By CCN.com: In an attempt to spur collaboration between both regulatory bodies in Fintech and intriguingly a central bank digital currency, the Hong Kong Monetary Authority (HKMA) and the Bank of Thailand (BOT) have signed a Memorandum of Understanding (MOU).
The MOU, which was signed in Basel on Monday enables both regulators to work together on joint innovation projects, as well as share information, experience and referrals regarding disruptive Fintech businesses.
One key area of collaboration which both parties look forward to working on is a joint project on the issuance of Central Bank Digital Currency (CBDC). While both countries already have individual extensive research and projects on CBDC – Project Lionrock for HKMA and Project Inthanon for BOT – the hope is that the joint effort and information sharing under the partnership will produce better results.

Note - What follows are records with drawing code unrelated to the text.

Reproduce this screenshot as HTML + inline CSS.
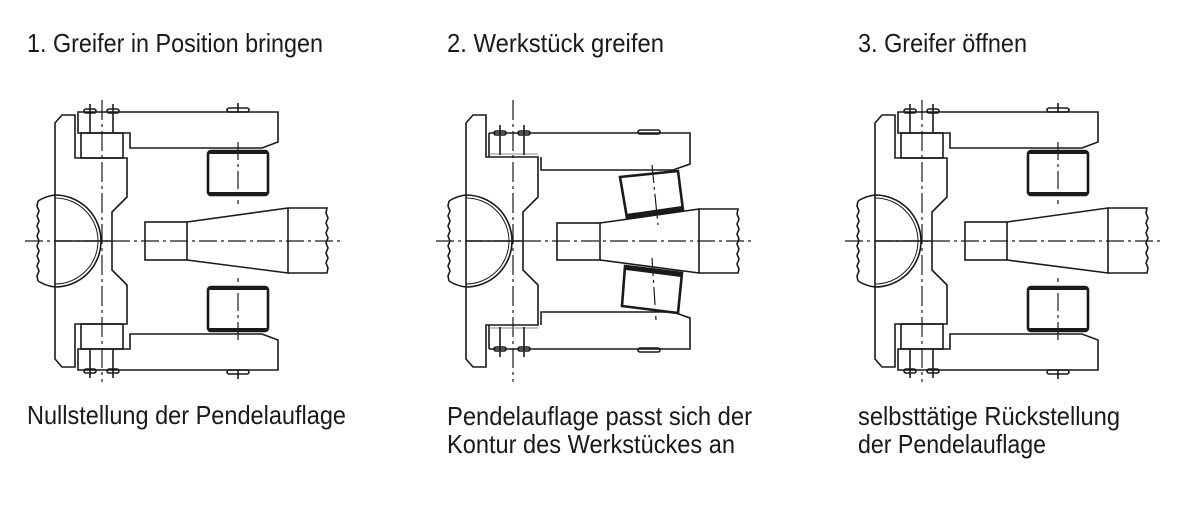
<!DOCTYPE html>
<html><head><meta charset="utf-8"><style>
html,body{margin:0;padding:0;background:#fff;}
svg{display:block;}
text{font-family:"Liberation Sans",sans-serif;font-size:26px;fill:#1a1a1a;}
</style></head><body>
<svg width="1200" height="519" viewBox="0 0 1200 519" xmlns="http://www.w3.org/2000/svg">
<defs>
<g id="half" fill="none" stroke="#1a1a1a" stroke-width="1.6">
  <path d="M55,241 L55,123 L62,115 L75,115 L75,158 L127,158 L127,197 L112,212 L112,241"/>
  <path d="M78,112 L78,133 L130,133 L130,148 L262,148 L278,142 L278,112 Z"/>
  <rect x="81" y="133" width="42" height="25"/>
  <line x1="90" y1="104" x2="90" y2="133"/>
  <line x1="113" y1="104" x2="113" y2="133"/>
  <rect x="84" y="109" width="12" height="4" rx="2"/>
  <rect x="107" y="109" width="12" height="4" rx="2"/>
  <rect x="227" y="108" width="22" height="4" rx="2"/>
  <line x1="238" y1="103" x2="238" y2="112"/>
  <rect x="208" y="151" width="60" height="44" rx="3" stroke-width="2.6"/>
  <line x1="209" y1="152" x2="267" y2="152" stroke-width="4"/>
  <line x1="209" y1="194" x2="267" y2="194" stroke-width="4"/>
  <line x1="238" y1="142" x2="238" y2="204" stroke-dasharray="18,4,3,4" stroke-width="1.2"/>
</g>
<g id="common" fill="none" stroke="#1a1a1a" stroke-width="1.6">
  <path d="M38,201 Q46,196 55,195 A46,46 0 0 1 101,241 A46,46 0 0 1 55,287 Q46,286 38,281"/>
  <path d="M55,198 A43,43 0 0 1 98,241 A43,43 0 0 1 55,284" stroke-width="1"/>
  <path d="M38,201 l-1,5 l2,5 l-2,5 l2,5 l-2,5 l2,5 l-2,5 l2,5 l-2,5 l2,5 l-2,5 l2,5 l-2,5 l2,5 l-2,5 l1,5"/>
  <line x1="55" y1="241" x2="112" y2="241"/>
  <rect x="145" y="222" width="42" height="38"/>
  <path d="M187,222 L288,208 L288,273 L187,260"/>
  <path d="M288,208 L327,208 l-1,5 l2,5 l-2,5 l2,5 l-2,5 l2,5 l-2,5 l2,5 l-2,5 l2,5 l-2,5 l2,5 l-1,5 L288,273"/>
  <line x1="25" y1="241" x2="342" y2="241" stroke-width="1.2" stroke-dasharray="18,4,3,4"/>
  <line x1="102" y1="100" x2="102" y2="382" stroke-width="1.2" stroke-dasharray="20,4,3,4"/>
</g>
</defs>

<use href="#half"/>
<use href="#half" transform="translate(0,482) scale(1,-1)"/>
<use href="#common"/>

<g transform="translate(820,0)">
<use href="#half"/>
<use href="#half" transform="translate(0,482) scale(1,-1)"/>
<use href="#common"/>
</g>

<g fill="none" stroke="#1a1a1a" stroke-width="1.6">
  <g transform="translate(411,0)">
    <path d="M55,241 L55,123 L62,115 L75,115 L75,157 L127,157 L127,197 L112,212 L112,270 L127,285 L127,325 L75,325 L75,367 L62,367 L55,359 Z"/>
    <path d="M38,201 Q46,196 55,195 A46,46 0 0 1 101,241 A46,46 0 0 1 55,287 Q46,286 38,281"/>
    <path d="M55,198 A43,43 0 0 1 98,241 A43,43 0 0 1 55,284" stroke-width="1"/>
    <path d="M38,201 l-1,5 l2,5 l-2,5 l2,5 l-2,5 l2,5 l-2,5 l2,5 l-2,5 l2,5 l-2,5 l2,5 l-2,5 l2,5 l-2,5 l1,5"/>
    <line x1="55" y1="241" x2="112" y2="241"/>
    <rect x="146" y="223" width="43" height="37"/>
    <path d="M189,223 L288,209 L288,273 L189,260"/>
    <path d="M288,209 L327,209 l-1,5 l2,5 l-2,5 l2,5 l-2,5 l2,5 l-2,5 l2,5 l-2,5 l2,5 l-2,5 l2,5 l-1,4 L288,273"/>
    <line x1="25" y1="241" x2="342" y2="241" stroke-width="1.2" stroke-dasharray="18,4,3,4"/>
    <line x1="102" y1="100" x2="102" y2="382" stroke-width="1.2" stroke-dasharray="20,4,3,4"/>
  </g>
  <path d="M489,133 L489,157 M541,157 L541,170 L673,170 L690,164 L690,133 L489,133"/>
  <line x1="489" y1="154" x2="538" y2="154" stroke="#888" stroke-width="1"/>
  <line x1="500" y1="125" x2="500" y2="155"/><line x1="524" y1="125" x2="524" y2="155"/>
  <rect x="494" y="131" width="12" height="4" rx="2"/><rect x="518" y="131" width="12" height="4" rx="2"/>
  <rect x="638" y="130" width="22" height="4" rx="2"/>
  <path d="M489,349 L489,325 M541,325 L541,312 L673,312 L690,318 L690,349 L489,349"/>
  <line x1="489" y1="328" x2="538" y2="328" stroke="#888" stroke-width="1"/>
  <line x1="500" y1="327" x2="500" y2="357"/><line x1="524" y1="327" x2="524" y2="357"/>
  <rect x="494" y="347" width="12" height="4" rx="2"/><rect x="518" y="347" width="12" height="4" rx="2"/>
  <rect x="638" y="348" width="22" height="4" rx="2"/>
  <path d="M620,177 L678,171 L683,210 L627,218 Z" stroke-width="2.6"/>
  <line x1="626" y1="216" x2="682" y2="208" stroke-width="4"/>
  <line x1="652" y1="165" x2="658" y2="225" stroke-width="1.2" stroke-dasharray="18,4,3,4"/>
  <path d="M625,266 L682,273 L678,313 L622,306 Z" stroke-width="2.6"/>
  <line x1="626" y1="268" x2="681" y2="275" stroke-width="4"/>
  <line x1="652" y1="258" x2="656" y2="320" stroke-width="1.2" stroke-dasharray="18,4,3,4"/>
</g>

<text x="27" y="52" textLength="296" lengthAdjust="spacingAndGlyphs">1. Greifer in Position bringen</text>
<text x="447" y="52" textLength="217" lengthAdjust="spacingAndGlyphs">2. Werkstück greifen</text>
<text x="858" y="52" textLength="169" lengthAdjust="spacingAndGlyphs">3. Greifer öffnen</text>
<text x="27" y="424" textLength="319" lengthAdjust="spacingAndGlyphs">Nullstellung der Pendelauflage</text>
<text x="447" y="425" textLength="305" lengthAdjust="spacingAndGlyphs">Pendelauflage passt sich der</text>
<text x="447" y="453" textLength="288" lengthAdjust="spacingAndGlyphs">Kontur des Werkstückes an</text>
<text x="858" y="425" textLength="262" lengthAdjust="spacingAndGlyphs">selbsttätige Rückstellung</text>
<text x="858" y="453" textLength="188" lengthAdjust="spacingAndGlyphs">der Pendelauflage</text>
</svg>
</body></html>
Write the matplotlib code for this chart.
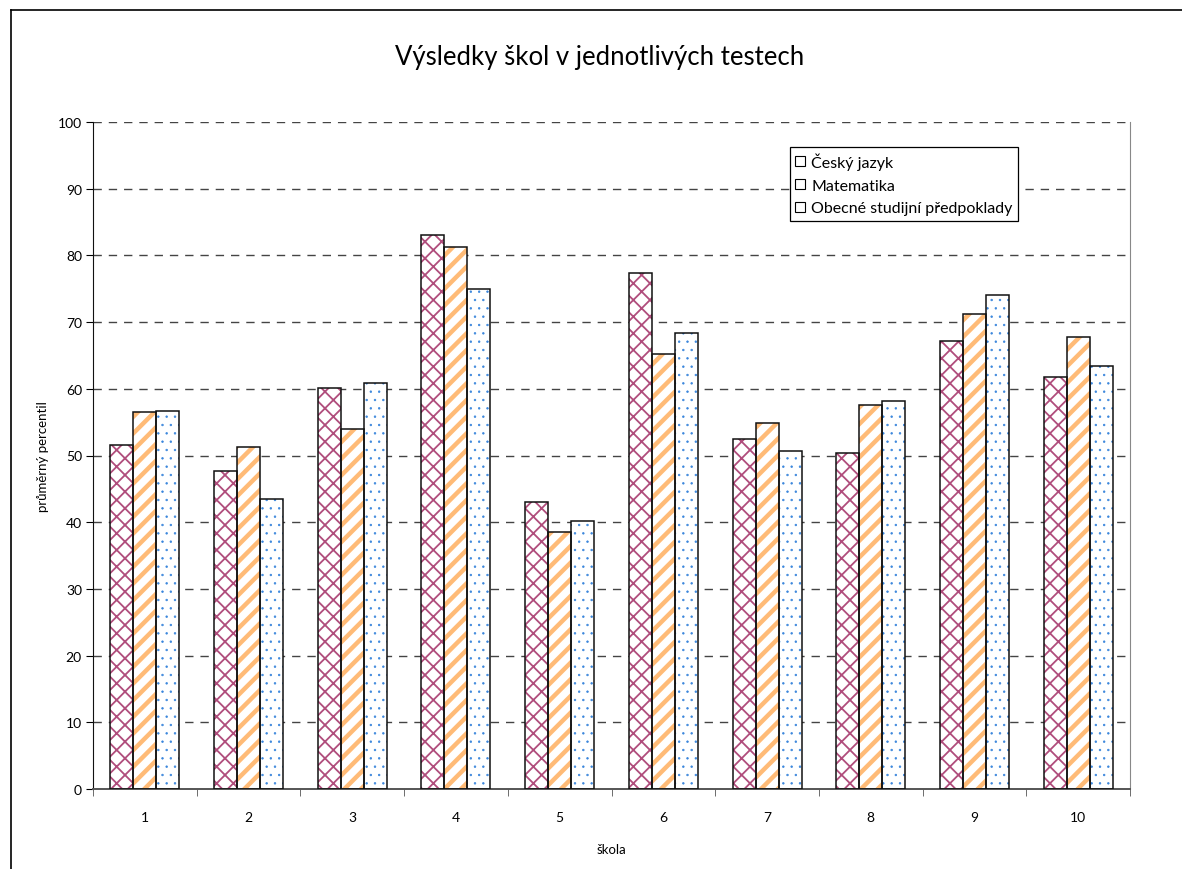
import matplotlib
matplotlib.use("Agg")
import matplotlib.pyplot as plt
import numpy as np
from matplotlib.lines import Line2D
from matplotlib.patches import Patch

plt.rcParams['font.family'] = ['Lato', 'DejaVu Sans']

skoly = [1, 2, 3, 4, 5, 6, 7, 8, 9, 10]
cesky = [51.5, 47.7, 60.1, 83.0, 43.0, 77.3, 52.4, 50.3, 67.1, 61.7]
matematika = [56.5, 51.3, 54.0, 81.2, 38.6, 65.2, 54.8, 57.5, 71.2, 67.7]
osp = [56.7, 43.5, 60.8, 74.9, 40.2, 68.3, 50.6, 58.2, 74.0, 63.4]
nazvy = ["Český jazyk", "Matematika", "Obecné studijní předpoklady"]

fig = plt.figure(figsize=(11.82, 8.70), dpi=100)
ax = fig.add_axes([93/1182, 1-790/870, (1130-93)/1182, (790-123)/870])

x = np.arange(len(skoly))
w = 0.222
styly = [("xx", "#b04d7c", 1.3), ("//", "#ffbb77", 3.2), ("..", "#3a86dc", 0.5)]
serie = [cesky, matematika, osp]

for i, (vals, (h, c, lw)) in enumerate(zip(serie, styly)):
    pos = x + (i - 1) * w
    with plt.rc_context({'hatch.linewidth': lw}):
        bb = ax.bar(pos, vals, w, facecolor="white", edgecolor=c, hatch=h,
                    linewidth=0, zorder=2)
        for b in bb:
            if hasattr(b, "set_hatch_linewidth"):
                b.set_hatch_linewidth(lw)
    ax.bar(pos, vals, w, facecolor="none", edgecolor="#111111",
           linewidth=1.1, zorder=3)

ax.set_xlim(-0.5, len(skoly) - 0.5)
ax.set_ylim(0, 100)
ax.set_yticks(range(0, 101, 10))
ax.set_xticks(x)
ax.set_xticklabels([str(s) for s in skoly])
ax.set_xticks(np.arange(-0.5, len(skoly)), minor=True)
ax.tick_params(axis='x', which='major', length=0, pad=16, labelsize=10)
ax.tick_params(axis='x', which='minor', length=5, direction='out', color="#555555")
ax.tick_params(axis='y', length=5, direction='out', labelsize=10, pad=3)

ax.yaxis.grid(True, linestyle=(0, (6, 5)), color="#444444", linewidth=1, zorder=0)
ax.set_axisbelow(True)
ax.spines["top"].set_visible(False)
ax.spines["right"].set_color("#888888")
ax.spines["left"].set_color("#111111")
ax.spines["bottom"].set_color("#555555")
ax.spines["bottom"].set_linewidth(1.4)

ax.set_xlabel("škola", fontsize=9.5, labelpad=14)
ax.set_ylabel("průměrný percentil", fontsize=9.5, labelpad=6)
fig.text(600/1182, 1-58/870, "Výsledky škol v jednotlivých testech",
         ha="center", va="center", fontsize=18.5)

handles = [Patch(facecolor="white", edgecolor="black", linewidth=0.8, label=n) for n in nazvy]
leg = ax.legend(handles=handles, loc="upper left", bbox_to_anchor=(0.672, 0.963),
                fancybox=False, edgecolor="black", framealpha=1, fontsize=11.5,
                handlelength=0.6, handleheight=0.6, handletextpad=0.4,
                borderpad=0.35, labelspacing=0.55, borderaxespad=0)
leg.get_frame().set_linewidth(0.9)

fig.add_artist(Line2D([11/1182, 1], [1-11/870, 1-11/870], color="black", linewidth=1.2))
fig.add_artist(Line2D([11/1182, 11/1182], [0, 1-11/870], color="black", linewidth=1.2))

fig.savefig("out.png", dpi=100)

Project Inthanon which aimed at developing a prototype CBDC alongside R3 and Wipro has already partnered successfully with almost ten commercial banks who now use it for decentralized interbank settlement. HKMA’s Project Lionrock, whose goal was to test how well CBDC will fare on a Distributed Ledger Technology (DLT), was carried out alongside the R3 consortium, three-note issuing banks in Hong Kong and the Hong Kong Interbank Clearing Limited. Both projects have had remarkable success and according to the regulators, a joint operation between the projects is currently under consideration.
According to the official announcement by HKMA, the MOU will take move existing partnership between HKMA and BOT to the next level. Explaining what this entails, an excerpt from the announcement reads:
The signing of this MoU not only demonstrates our mutual interests in developing collaborative Fintech initiatives, but also underlines our ongoing efforts in cross-border collaboration between central banks in promoting innovation and enhancing experience sharing. The HKMA looks forward to working together with BOT and seeing the positive outcome from our joint effort.
While the partnership makes sense on a technical level, some believe that this does not mean that the Thai government is actually willing to embrace decentralisation, but is rather only looking to explore Fintech innovation within a narrowly defined set of criteria. Quoted in the announcement, BOT Governor Veerathai Santiprabhob alluded to the allure of fintech innovation. He said:
The synergies from our collaboration will lead to productive outcomes that will benefit us all. I believe there is huge potential to enhance quality of financial services by leveraging on technological advancement, and it is our responsibilities as regulators to create an ecosystem that is conducive to innovations,the BOT looks forward to working closely with the HKMA in turning great ideas into innovative practical solutions that will ultimately improve people’s lives.”
Known as one of the world’s most crypto-friendly financial jurisdictions, this is Hong Kong’s latest in a long-running series of efforts to boost its burgeoning reputation as a global Fintech hub.
Whereas in mainland China, cryptocurrency trading and ICO investment are completely banned, Hong Kong’s government uses what is probably of the world’s most open-minded policy direction on the subject of digital asset regulation. Last year, the Hong Kong Securities and Futures Commission (SFC) set up a framework for the regulation of digital asset trading platforms and plans to give operating licences to operators who qualify and make it through the SFC regulatory Sandbox program.
Thailand, on the other hand, is a completely different proposition. While the Thai government appears sold on the promise of Fintech innovation, it remains to be seen whether it will warm up to blockchain technology.